_AVAILABLE DATA_

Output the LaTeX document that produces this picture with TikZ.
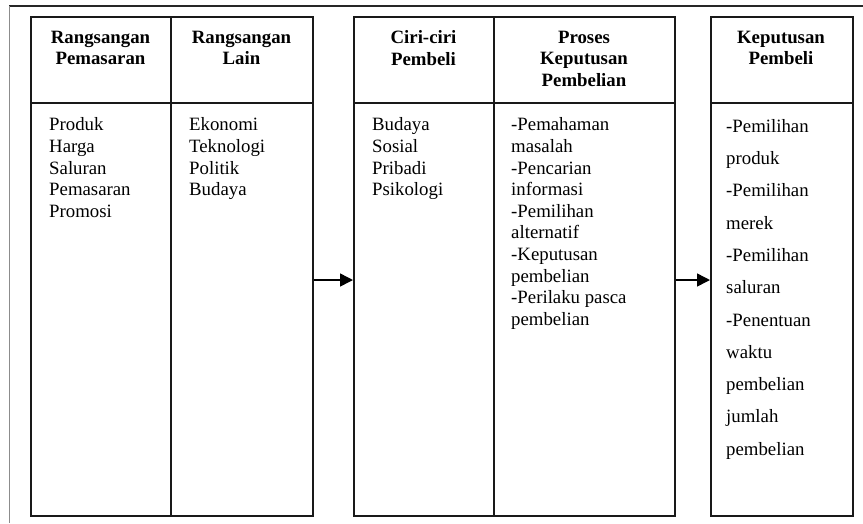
\documentclass[tikz,border=0pt]{standalone}
\usepackage{fontspec}
\setmainfont{Liberation Serif}
\usetikzlibrary{arrows.meta}
\begin{document}
\begin{tikzpicture}[x=1pt,y=-1pt,
  box/.style={draw=black!90, line width=1.5pt, rectangle, inner sep=0pt, anchor=north west},
  sepline/.style={draw=black!90, line width=1.5pt},
  head/.style={font=\bfseries\fontsize{18.8}{21.6}\selectfont, align=center, anchor=north, inner sep=0pt},
  body/.style={font=\fontsize{18.8}{21.6}\selectfont, align=left, anchor=north west, inner sep=0pt},
  wide/.style={font=\fontsize{18.8}{32.3}\selectfont, align=left, anchor=north west, inner sep=0pt},
  arr/.style={line width=1.5pt, -{Triangle[length=13pt,width=13pt]}}]
\useasboundingbox (0,0) rectangle (863,523);
\fill[white] (0,0) rectangle (863,523);
% page edges
\draw[line width=1.2pt, black!85] (9,6) -- (863,6);
\draw[line width=0.8pt, black!45] (9,6) -- (9,523);
% boxes
\node[box, minimum width=282pt, minimum height=499pt] (b1) at (30,16) {};
\node[box, minimum width=321pt, minimum height=499pt] (b2) at (353,16) {};
\node[box, minimum width=142pt, minimum height=499pt] (b3) at (710,16) {};
% dividers
\draw[sepline] ([xshift=141pt]b1.north west) -- ([xshift=141pt]b1.south west);
\draw[sepline] ([xshift=141pt]b2.north west) -- ([xshift=141pt]b2.south west);
\draw[sepline] ([yshift=-87pt]b1.north west) -- ([yshift=-87pt]b1.north east);
\draw[sepline] ([yshift=-87pt]b2.north west) -- ([yshift=-87pt]b2.north east);
\draw[sepline] ([yshift=-87pt]b3.north west) -- ([yshift=-87pt]b3.north east);
% headings
\node[head] (h1) at (100.5,30.6) {Rangsangan\\Pemasaran};
\node[head] (h2) at (241.5,30.6) {Rangsangan\\Lain};
\node[head] (h3) at (423.5,30.6) {Ciri-ciri\\Pembeli};
\node[head] (h4) at (584,30.6) {Proses\\Keputusan\\Pembelian};
\node[head] (h5) at (781,30.6) {Keputusan\\Pembeli};
% bodies
\node[body] (t1) at (49,117.7) {Produk\\Harga\\Saluran\\Pemasaran\\Promosi};
\node[body] (t2) at (189,117.7) {Ekonomi\\Teknologi\\Politik\\Budaya};
\node[body] (t3) at (372,117.7) {Budaya\\Sosial\\Pribadi\\Psikologi};
\node[body] (t4) at (511,117.7) {-Pemahaman\\masalah\\-Pencarian\\informasi\\-Pemilihan\\alternatif\\-Keputusan\\pembelian\\-Perilaku pasca\\pembelian};
\node[wide] (t5) at (726,119) {-Pemilihan\\produk\\-Pemilihan\\merek\\-Pemilihan\\saluran\\-Penentuan\\waktu\\pembelian\\jumlah\\pembelian};
% arrows
\coordinate (ay) at (0,280);
\draw[arr] (b1.east |- ay) -- (b2.west |- ay);
\draw[arr] (b2.east |- ay) -- (b3.west |- ay);
\end{tikzpicture}
\end{document}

_AIM_
Restate the whole listing above exactly, please, omitting every image.

_CORRECT RESPONSE_
Output the LaTeX document that produces this picture with TikZ.
\documentclass[tikz,border=0pt]{standalone}
\usepackage{fontspec}
\setmainfont{Liberation Serif}
\usetikzlibrary{arrows.meta}
\begin{document}
\begin{tikzpicture}[x=1pt,y=-1pt,
  box/.style={draw=black!90, line width=1.5pt, rectangle, inner sep=0pt, anchor=north west},
  sepline/.style={draw=black!90, line width=1.5pt},
  head/.style={font=\bfseries\fontsize{18.8}{21.6}\selectfont, align=center, anchor=north, inner sep=0pt},
  body/.style={font=\fontsize{18.8}{21.6}\selectfont, align=left, anchor=north west, inner sep=0pt},
  wide/.style={font=\fontsize{18.8}{32.3}\selectfont, align=left, anchor=north west, inner sep=0pt},
  arr/.style={line width=1.5pt, -{Triangle[length=13pt,width=13pt]}}]
\useasboundingbox (0,0) rectangle (863,523);
\fill[white] (0,0) rectangle (863,523);
% page edges
\draw[line width=1.2pt, black!85] (9,6) -- (863,6);
\draw[line width=0.8pt, black!45] (9,6) -- (9,523);
% boxes
\node[box, minimum width=282pt, minimum height=499pt] (b1) at (30,16) {};
\node[box, minimum width=321pt, minimum height=499pt] (b2) at (353,16) {};
\node[box, minimum width=142pt, minimum height=499pt] (b3) at (710,16) {};
% dividers
\draw[sepline] ([xshift=141pt]b1.north west) -- ([xshift=141pt]b1.south west);
\draw[sepline] ([xshift=141pt]b2.north west) -- ([xshift=141pt]b2.south west);
\draw[sepline] ([yshift=-87pt]b1.north west) -- ([yshift=-87pt]b1.north east);
\draw[sepline] ([yshift=-87pt]b2.north west) -- ([yshift=-87pt]b2.north east);
\draw[sepline] ([yshift=-87pt]b3.north west) -- ([yshift=-87pt]b3.north east);
% headings
\node[head] (h1) at (100.5,30.6) {Rangsangan\\Pemasaran};
\node[head] (h2) at (241.5,30.6) {Rangsangan\\Lain};
\node[head] (h3) at (423.5,30.6) {Ciri-ciri\\Pembeli};
\node[head] (h4) at (584,30.6) {Proses\\Keputusan\\Pembelian};
\node[head] (h5) at (781,30.6) {Keputusan\\Pembeli};
% bodies
\node[body] (t1) at (49,117.7) {Produk\\Harga\\Saluran\\Pemasaran\\Promosi};
\node[body] (t2) at (189,117.7) {Ekonomi\\Teknologi\\Politik\\Budaya};
\node[body] (t3) at (372,117.7) {Budaya\\Sosial\\Pribadi\\Psikologi};
\node[body] (t4) at (511,117.7) {-Pemahaman\\masalah\\-Pencarian\\informasi\\-Pemilihan\\alternatif\\-Keputusan\\pembelian\\-Perilaku pasca\\pembelian};
\node[wide] (t5) at (726,119) {-Pemilihan\\produk\\-Pemilihan\\merek\\-Pemilihan\\saluran\\-Penentuan\\waktu\\pembelian\\jumlah\\pembelian};
% arrows
\coordinate (ay) at (0,280);
\draw[arr] (b1.east |- ay) -- (b2.west |- ay);
\draw[arr] (b2.east |- ay) -- (b3.west |- ay);
\end{tikzpicture}
\end{document}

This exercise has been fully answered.